According to the indictments, which were unsealed today,
Sharon Coffee-Dean, a former Social Security Administration (SSA) employee,
Kishore Jattan and Michael Bratton were each indicted for aggravated identity
theft, misusing stolen social security numbers and fraudulent activity in
connection with identification documents. Coffee-Dean was also indicted for
conspiring to defraud the SSA and Bratton was also indicted for conspiring to
defraud the Internal Revenue Service (IRS).
The indictment against Coffee-Dean alleges that from
approximately December 2011 through January 2012, she stole the IDs of 41
people from SSA records, which she then sold to other individuals who used them
to file fraudulent tax returns with the IRS. If convicted, Coffee-Dean faces a
statutory maximum sentence of five years in prison for conspiracy, five years
for fraud and related activity in connection with means of identification, 10
years for the misuse of a social security number as an SSA employee and a
mandatory minimum of two years in prison for aggravated identity theft. She
also faces a term of supervised release, restitution and monetary penalties.
The indictment against Jattan alleges that while working as
a messenger, from April through June 2012, he stole student IDs from packages
he delivered for a University located in New York and sold the stolen IDs to
other individuals who used the IDs to file fraudulent tax returns with the IRS.
If convicted, Jattan faces a statutory maximum sentence of five years for fraud
and related activity in connection with means of identification, five years for
misuse of a social security number and a mandatory minimum sentence of two
years in prison for aggravated identity theft. He also faces a term of
supervised release, restitution and monetary penalties.
The indictment against Bratton alleges that from January
2011 through June 2012, he purchased stolen IDs, which he provided to a
co-conspirator for the purpose of filing fraudulent tax returns with the IRS.

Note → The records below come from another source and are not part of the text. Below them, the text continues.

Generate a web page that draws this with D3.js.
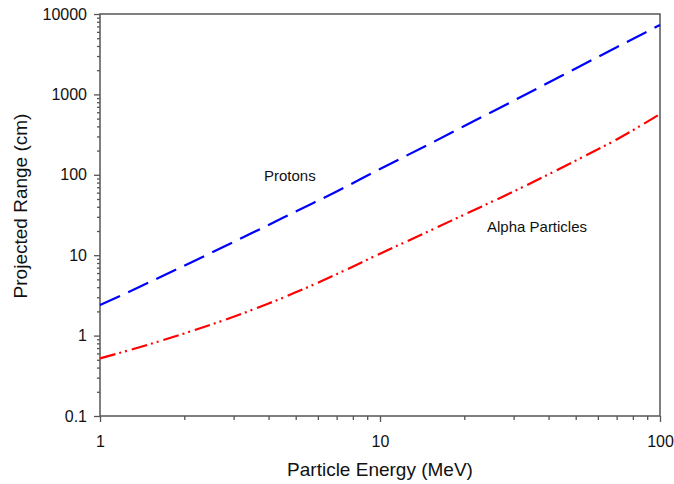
<!DOCTYPE html>
<html>
<head>
<meta charset="utf-8">
<script src="https://cdn.jsdelivr.net/npm/d3@7"></script>
<style>
  body { margin: 0; background: #fff; }
  text { font-family: "Liberation Sans", Arial, sans-serif; fill: #111; }
</style>
</head>
<body>
<svg class="chart" width="674" height="484"></svg>
<script>
// particle energy (MeV)
const energies = [1, 1.5, 2, 3, 4, 5, 7, 10, 15, 20, 30, 50, 70, 100]
// projected range (cm)
const protonRange = [2.4, 4.6, 7.4, 14.6, 23.8, 35, 62, 118, 241, 404, 835, 2100, 3860, 7300]
const alphaRange = [0.52, 0.78, 1.064, 1.716, 2.51, 3.45, 5.81, 10.46, 20, 32, 62, 150, 275, 570]

const xTickLabels = [1, 10, 100]
const yTickLabels = [0.1, 1, 10, 100, 1000, 10000]

const margin = { top: 14, right: 14, bottom: 68, left: 100 }
const width = 674 - margin.left - margin.right
const height = 484 - margin.top - margin.bottom

const svg = d3.select('svg.chart')
const g = svg.append('g').attr('transform', `translate(${margin.left},${margin.top})`)

const x = d3.scaleLog().domain([1, 100]).range([0, width])
const y = d3.scaleLog().domain([0.1, 10000]).range([height, 0])

const axisColor = '#555'

// minor ticks, 2..9 in each decade
const xMinor = []
for (let d = 1; d < 100; d *= 10) for (let k = 2; k <= 9; k++) xMinor.push(d * k)
const yMinor = []
for (let d = 0.1; d < 10000; d *= 10) for (let k = 2; k <= 9; k++) yMinor.push(+(d * k).toPrecision(3))

g.append('g').attr('transform', `translate(0,${height})`)
  .call(d3.axisBottom(x).tickValues(xTickLabels).tickFormat(d3.format('d')).tickSize(6).tickPadding(14))
g.append('g').attr('transform', `translate(0,${height})`)
  .call(d3.axisBottom(x).tickValues(xMinor).tickFormat('').tickSize(4))

g.append('g')
  .call(d3.axisLeft(y).tickValues(yTickLabels).tickFormat(d => String(d)).tickSize(6).tickPadding(7))
g.append('g')
  .call(d3.axisLeft(y).tickValues(yMinor).tickFormat('').tickSize(3))

g.selectAll('.domain').remove()
g.selectAll('.tick line').attr('stroke', axisColor).attr('stroke-width', 1.3)
g.selectAll('.tick text').style('font-size', '16px').attr('fill', '#111')

// frame
g.append('rect')
  .attr('width', width)
  .attr('height', height)
  .attr('fill', 'none')
  .attr('stroke', axisColor)
  .attr('stroke-width', 1.5)

const line = d3.line()
  .x(d => x(d[0]))
  .y(d => y(d[1]))
  .curve(d3.curveMonotoneX)

g.append('path')
  .datum(energies.map((e, i) => [e, protonRange[i]]))
  .attr('d', line)
  .attr('fill', 'none')
  .attr('stroke', '#0000ff')
  .attr('stroke-width', 2.2)
  .attr('stroke-dasharray', '22,9')

g.append('path')
  .datum(energies.map((e, i) => [e, alphaRange[i]]))
  .attr('d', line)
  .attr('fill', 'none')
  .attr('stroke', '#ff0000')
  .attr('stroke-width', 2.2)
  .attr('stroke-dasharray', '16,4,2,4,2,5')

// curve labels
g.append('text')
  .attr('x', 164).attr('y', 167)
  .style('font-size', '15px')
  .text('Protons')

g.append('text')
  .attr('x', 387).attr('y', 218)
  .style('font-size', '15px')
  .text('Alpha Particles')

// axis titles
svg.append('text')
  .attr('x', margin.left + width / 2).attr('y', 476)
  .attr('text-anchor', 'middle')
  .style('font-size', '19px')
  .text('Particle Energy (MeV)')

svg.append('text')
  .attr('transform', 'translate(27,206) rotate(-90)')
  .attr('text-anchor', 'middle')
  .style('font-size', '19px')
  .text('Projected Range (cm)')
</script>
</body>
</html>
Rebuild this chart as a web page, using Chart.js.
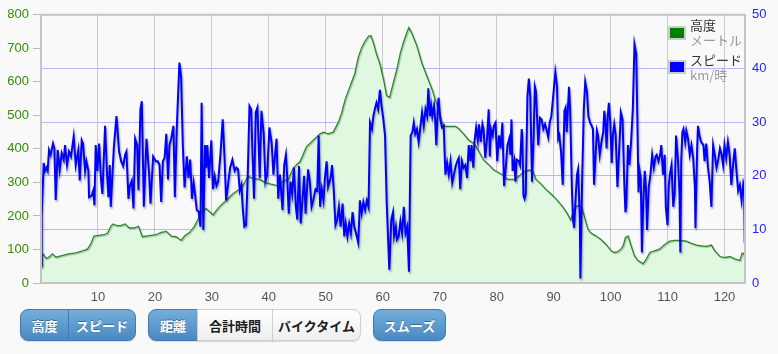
<!DOCTYPE html>
<html><head><meta charset="utf-8">
<script src="https://cdn.jsdelivr.net/npm/chart.js@4"></script>
<style>
html,body{margin:0;padding:0;background:#f9f9f9;width:778px;height:354px;overflow:hidden;}
#wrap{position:absolute;left:0;top:0;width:778px;height:305px;}
.b{position:absolute;top:309px;height:32px;box-sizing:border-box;display:flex;align-items:center;justify-content:center;font:bold 13px "Noto Sans CJK JP",sans-serif;box-shadow:0 1px 1px rgba(0,0,0,.12);}
.blue{background:linear-gradient(#72aedd,#4a89c1);color:#fff;border:1px solid #3d7cb2;text-shadow:0 -1px 0 rgba(0,0,0,.35);}
.white{background:linear-gradient(#ffffff,#eeeeee);color:#1a1a1a;border:1px solid #cfcfcf;}
</style></head><body>
<div id="wrap"><canvas id="c" width="778" height="305"></canvas></div>
<div class="b blue" style="left:20px;width:49px;border-radius:8px 0 0 8px;">高度</div>
<div class="b blue" style="left:68px;width:68px;border-radius:0 8px 8px 0;">スピード</div>
<div class="b blue" style="left:148px;width:50px;border-radius:8px 0 0 8px;">距離</div>
<div class="b white" style="left:197px;width:76px;">合計時間</div>
<div class="b white" style="left:272px;width:89px;border-radius:0 8px 8px 0;">バイクタイム</div>
<div class="b blue" style="left:373px;width:73px;border-radius:8px;">スムーズ</div>
<script>
// Elevation (km, metres)
const elevKm = [0,0.15,0.4,0.9,1.4,2.0,2.6,3.5,4.9,6.1,7.3,8.15,8.7,9.3,10.2,11.1,11.7,12.25,12.65,13.25,14.0,14.75,15.5,16.35,17.1,17.8,19.0,20.2,21.1,22.0,22.85,23.7,24.6,25.2,26.1,26.95,27.5,28.1,29.0,30.2,31.3,32.5,33.7,34.9,35.7,36.3,37.2,38.4,39.3,40.4,41.65,42.5,43.4,44.3,45.5,46.6,47.8,49.0,49.6,50.4,51.3,52.2,52.8,53.4,54.25,55.1,55.7,56.3,56.9,57.5,57.9,58.35,58.9,59.5,60.1,60.7,61.2,61.9,62.5,63.1,63.7,64.3,64.6,65.2,66.0,66.9,67.8,68.7,69.5,70.4,71.0,71.9,72.8,73.35,74.2,75.1,76.0,76.9,77.7,78.6,79.5,80.4,81.3,81.9,83.1,83.95,84.8,85.7,86.3,86.9,87.8,88.6,89.5,90.4,91.6,92.4,93.0,93.6,94.3,94.9,95.4,96.0,96.55,97.45,98.3,99.2,100.1,100.65,101.2,101.8,102.2,102.6,103.05,103.6,104.2,104.8,105.7,106.3,106.9,107.7,108.6,109.5,110.4,111.25,112.4,113.3,114.2,115.1,115.9,116.8,117.7,118.3,119.2,120.0,120.9,121.8,122.7,123.1,123.45,123.6];
const elevM = [47,80,86,73,77,87,77,81,87,90,96,101,115,140,142,144,149,169,176,171,171,176,164,164,169,138,141,144,151,154,140,138,127,140,151,169,188,212,222,203,227,246,266,280,297,319,312,309,300,295,290,305,309,343,363,406,426,445,450,445,450,479,508,547,586,625,673,702,721,736,738,717,683,654,610,558,553,600,639,687,721,750,762,741,707,654,615,576,532,479,467,467,467,460,445,426,416,392,367,353,337,329,319,309,309,319,332,337,334,309,295,280,266,251,227,207,188,222,232,227,198,161,149,140,130,115,96,91,93,101,110,135,140,111,81,67,57,72,91,96,101,115,125,127,127,125,118,113,111,109,113,96,79,76,79,72,67,89,87,67];

// Speed (km, km/h)
const spdKm = [0,0.12,0.47,0.7,0.94,1.17,1.41,1.7,2.11,2.35,2.58,2.93,3.28,3.63,3.99,4.22,4.57,4.92,5.27,5.74,6.1,6.56,6.8,7.15,7.38,7.74,7.97,8.32,8.44,8.91,9.2,9.38,9.61,9.9,10.2,10.55,10.78,11.25,11.6,11.84,12.07,12.25,12.78,13.25,13.71,14.07,14.42,14.77,15.0,15.35,15.59,15.94,16.23,16.53,16.88,17.11,17.46,17.7,18.05,18.52,18.99,19.22,19.69,20.16,
 20.5,20.8,21.1,21.4,21.7,22.0,22.3,22.55,22.85,23.25,23.5,23.85,24.3,24.6,24.9,25.2,25.6,25.9,26.2,26.5,26.8,27.1,27.35,27.7,28.0,28.2,28.5,28.8,29.0,29.2,29.5,29.9,30.2,30.5,30.8,31.1,31.5,31.9,32.2,32.5,32.9,33.2,33.6,34.0,34.3,34.6,34.9,35.2,35.4,35.7,36.0,36.3,36.6,36.9,37.1,37.4,37.7,38.0,38.4,38.7,39.1,39.4,39.7,40.1,40.5,
 40.8,41.1,41.36,41.65,41.94,42.2,42.4,42.7,43.0,43.2,43.5,43.8,44.1,44.4,44.75,45.0,45.3,45.6,45.9,46.2,46.45,46.9,47.2,47.5,47.8,48.2,48.5,48.75,49.0,49.3,49.6,49.85,50.15,50.4,50.85,51.1,51.4,51.7,52.0,52.3,52.6,52.95,53.25,53.5,53.8,54.1,54.4,54.7,55.0,55.3,55.7,56.0,56.3,56.6,56.9,57.2,57.5,57.77,58.1,58.35,58.6,58.9,59.2,59.5,59.8,60.1,60.4,60.7,61.15,61.5,
 61.8,62.0,62.3,62.5,62.8,63.1,63.4,63.7,64.0,64.3,64.6,64.9,65.2,65.45,65.7,66.0,66.3,66.6,66.9,67.2,67.5,67.8,68.0,68.3,68.5,68.7,69.0,69.2,69.4,69.7,69.8,70.1,70.4,70.7,71.0,71.3,71.6,71.9,72.2,72.5,72.8,73.1,73.35,73.6,73.9,74.2,74.5,74.8,75.1,75.4,75.6,75.9,76.1,76.4,76.7,76.9,77.2,77.5,77.7,78.0,78.3,78.6,78.8,79.0,79.3,79.5,79.8,80.1,80.4,80.7,81.0,81.3,81.6,
 81.9,82.2,82.4,82.6,82.8,83.1,83.3,83.5,83.9,84.1,84.4,84.5,84.7,84.9,85.1,85.4,85.65,85.9,86.2,86.5,86.7,86.9,87.3,87.6,87.9,88.2,88.5,88.8,89.05,89.3,89.6,90.0,90.3,90.6,90.8,91.0,91.3,91.6,91.9,92.1,92.3,92.7,92.9,93.2,93.4,93.6,93.9,94.1,94.3,94.6,94.7,95.0,95.3,95.55,95.85,96.1,96.4,96.7,96.9,97.1,97.4,97.6,97.8,98.1,98.4,98.7,98.9,99.1,99.3,99.5,99.7,99.95,100.2,100.4,100.65,100.9,101.2,101.6,101.8,102.1,102.4,102.6,
 102.75,103.05,103.3,103.6,103.9,104.2,104.5,104.7,104.9,105.1,105.3,105.5,105.75,106.0,106.2,106.4,106.7,107.0,107.3,107.6,107.9,108.1,108.4,108.7,108.9,109.2,109.5,109.7,110.0,110.2,110.4,110.7,111.0,111.25,111.5,111.85,112.1,112.25,112.4,112.6,112.8,113.1,113.3,113.6,113.9,114.2,114.5,114.8,114.9,115.2,115.35,115.6,115.9,116.3,116.5,116.8,117.1,117.4,117.7,118.0,118.3,118.6,118.9,119.2,119.5,119.75,120.0,120.3,120.6,120.9,121.2,121.5,121.8,122.1,122.4,122.7,123.0,123.3,123.45,123.55];
const spdVal = [3.3,12.4,22.4,20.9,21.5,20.9,24.8,23.9,26,25.1,15.5,24.8,21.1,24.2,23,25.7,22,24.5,23.6,27.3,22,24.8,19.1,26.6,26,20.9,22.7,20.9,16,16.3,17.3,14.5,25.7,20.9,26,19.1,16.6,29.3,20.2,16,22,14.2,25.1,31.1,24.5,22.7,21.8,23.9,24.5,15.7,18.1,19.1,13.9,26.9,25.7,17.3,32.4,33.9,14.2,26.9,20.2,14.8,23.6,22.7,
 22.7,22.1,15.1,22.7,23.3,27.8,19.3,25.7,26.9,29.3,16,29.3,41.1,38.4,25.7,17.8,23.6,19.6,23,15.7,18.7,16,13.6,13.3,10.5,33.6,9.9,25.7,21.5,25.7,19.6,26.6,17.5,19.9,18.1,18.9,23.9,30.5,23.9,15.4,18.9,21.5,23,20.9,21.5,21.2,17.2,18.3,14.2,10.5,10.8,20.2,33,32.4,25.1,15.7,31.8,32.7,19.6,32.1,27.8,18.9,20.2,29.0,26,
 20.2,23.9,26.9,15.7,20.2,16.6,13.6,22,23.9,20.2,12.9,18.9,16.6,21.5,14.2,11.8,21.8,11.1,15.4,20.0,12.9,21.2,18.9,14.2,15.4,17.5,17.2,27.5,14.2,17.5,15.4,19.6,22.7,17.9,19.6,22.0,17.2,10.8,11.8,14.2,10.5,14.8,8.7,11.1,8.7,11.1,9.3,13.2,10.5,9.3,7.5,15.4,13.0,15.1,13.6,15.4,14.2,29.9,28.7,31.1,32.4,33.6,32.4,36,33,30.5,27.5,14.8,2.5,11.8,
 13.2,8.7,10.5,8.1,8.7,11.5,9.3,14.2,9.3,10.5,2.1,27.5,28.1,29.9,27.8,28.7,26.3,29.0,31.8,29.3,32.4,31.1,36.3,31.1,33.0,31.1,33,30.5,25.7,33.3,34.5,30.5,29,29.3,20.2,22.4,20.2,22.7,18.7,20.2,21.8,22.7,23.3,17.5,22.7,21.5,22,19.6,25.7,22.7,25.7,21.5,26.3,29.0,26.6,29.6,26.3,29.6,28.7,23.3,26.9,32.4,23.6,28.7,27.5,29.3,29.9,22.7,27.5,25.1,29.9,18.1,21.5,
 25.7,26.9,23.9,30.5,20.9,22.7,18.9,23,22.7,22,28.7,27.5,16.3,15.7,16.6,34.8,38.1,34.8,18.9,27.5,36.6,35.7,25.7,30.8,30.5,28.7,29.6,28.4,27.2,29.9,31.1,35.7,39.3,36.6,26.9,27.5,24.5,18.3,32.1,32.7,28.1,36.6,32.4,17.9,11.8,10.3,16.6,20.2,21.2,11.8,0.85,18.9,32.4,37.5,35.7,31.1,29.9,29.3,28.7,18.3,24.5,28.4,27.5,23.9,26.3,28.1,32.1,29.9,25.1,31.1,33.6,29.9,22.4,27.5,29.6,27.5,17.9,26.9,31.8,30.5,18.9,13.2,
 14.2,25.7,22,26.3,32.4,44.5,42.7,30.5,16.9,20.9,19.6,5.7,15.4,20.9,17.9,9.9,17.9,20.2,23.9,21.5,23.6,23.9,22.7,23.9,25.7,20.2,23.9,14.2,10.8,17.9,20.2,22,14.2,16.6,27.5,22.7,16.6,5.7,22.7,28.1,28.7,26.3,28.4,26.9,23.9,25.7,23.3,17.9,10.2,25.1,29.3,27.5,26.3,25.7,22.7,26,21.5,18.9,14.2,25.7,23.9,21.5,23,25.1,23.9,22,25.7,23.3,26.3,23.9,18.3,22,25.1,20.9,17.2,18.3,15.4,18.6,17.9,7.5];

const xMax = 123.6;
const elevTicks = {min:0, max:800, step:100};
const spdTicks = {min:0, max:50, step:10};
const xStep = 10;
const legendTitles = ['高度','スピード'];
const legendUnits = ['メートル','km/時'];
const legendColors = ['#008000','#0000ff'];

const elevData = elevKm.map((k,i)=>({x:k,y:elevM[i]}));
const spdData = spdKm.map((k,i)=>({x:k,y:spdVal[i]}));

const tickFont = {family:'"Liberation Sans", Arial, sans-serif', size:13};

const framePlugin = {id:'frame', afterDatasetsDraw(chart){
  const c=chart.ctx, a=chart.chartArea;
  c.save(); c.strokeStyle='#c4c4c4'; c.lineWidth=2;
  c.strokeRect(a.left, a.top, a.right-a.left, a.bottom-a.top); c.restore();
}};
const shadowPlugin = {id:'shadow',
  beforeDatasetDraw(chart,args){
    const c=chart.ctx; c.save();
    if(args.index===1){c.shadowColor='rgba(0,0,0,0.35)';c.shadowBlur=2;c.shadowOffsetX=1;c.shadowOffsetY=2;}
    else {c.shadowColor='rgba(0,0,0,0.25)';c.shadowBlur=1;c.shadowOffsetX=1;c.shadowOffsetY=1;}
  },
  afterDatasetDraw(chart){chart.ctx.restore();}
};
const legendPlugin = {id:'lg', afterDraw(chart){
  const c=chart.ctx, a=chart.chartArea, x0=a.right-77;
  c.save();
  const boxY=[26,60], t1=[25,60], t2=[40,75];
  for(let i=0;i<2;i++){
    c.fillStyle='#cccccc'; c.fillRect(x0,boxY[i],18,14);
    c.fillStyle=legendColors[i]; c.fillRect(x0+2,boxY[i]+2,14,10);
    c.font='13px "Noto Sans CJK JP", sans-serif'; c.textAlign='left'; c.textBaseline='middle';
    c.fillStyle='#333333'; c.fillText(legendTitles[i], x0+22, t1[i]);
    c.fillStyle='#999999'; c.fillText(legendUnits[i], x0+22, t2[i]);
  }
  c.restore();
}};

new Chart(document.getElementById('c'), {
  type:'line',
  data:{datasets:[
    {label:legendTitles[0], data:elevData, yAxisID:'y', borderColor:'#2a8a2a', borderWidth:1.3, backgroundColor:'#e0f8e0', fill:'origin', pointRadius:0, tension:0, order:2},
    {label:legendTitles[1], data:spdData, yAxisID:'y1', borderColor:'#0000ff', borderWidth:2, pointRadius:0, tension:0, fill:false, order:1}
  ]},
  options:{
    responsive:false, animation:false, devicePixelRatio:1,
    layout:{padding:{top:0,left:0,right:0,bottom:0}},
    plugins:{legend:{display:false}, tooltip:{enabled:false}, filler:{drawTime:'beforeDatasetsDraw'}},
    events:[],
    scales:{
      x:{type:'linear', min:0, max:xMax, afterFit(s){s.height=22;},
        border:{display:false}, grid:{color:'#cacaca', drawTicks:false},
        ticks:{stepSize:xStep, includeBounds:false, color:'#555', font:tickFont, padding:7, maxRotation:0, autoSkip:false, callback:v=>v===0?'':v}},
      y:{position:'left', min:elevTicks.min, max:elevTicks.max, afterFit(s){s.width=41;},
        border:{display:false}, grid:{drawOnChartArea:false, drawTicks:true, tickLength:8, color:'#b8b8b8'},
        ticks:{stepSize:elevTicks.step, color:'#2f8f00', font:tickFont, padding:4}},
      y1:{position:'right', min:spdTicks.min, max:spdTicks.max, afterFit(s){s.width=33;},
        border:{display:false}, grid:{color:'#b6b6ff', drawTicks:false},
        ticks:{stepSize:spdTicks.step, color:'#2222ff', font:tickFont, padding:7}}
    }
  },
  plugins:[shadowPlugin, framePlugin, legendPlugin]
});
</script>
</body></html>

If convicted, Bratton faces a maximum of five years for misuse of a social
security number and a mandatory minimum of two years in prison for aggravated
identity theft. He also faces a term of supervised release, restitution and
monetary penalties. An indictment is not a finding of guilt. Individuals charged
in indictments are presumed innocent until proven guilty beyond a reasonable
doubt.
Acting Deputy Assistant Attorney General Goldberg thanked
special agents of IRS–Criminal Investigation, U.S. Postal Inspection Service,
and the SSA Office of the Inspector General, New York Field Division, who
conducted the investigations, and Trial Attorneys Mark Kotila and Ann M. Cherry
of the Tax Division, who are prosecuting these cases.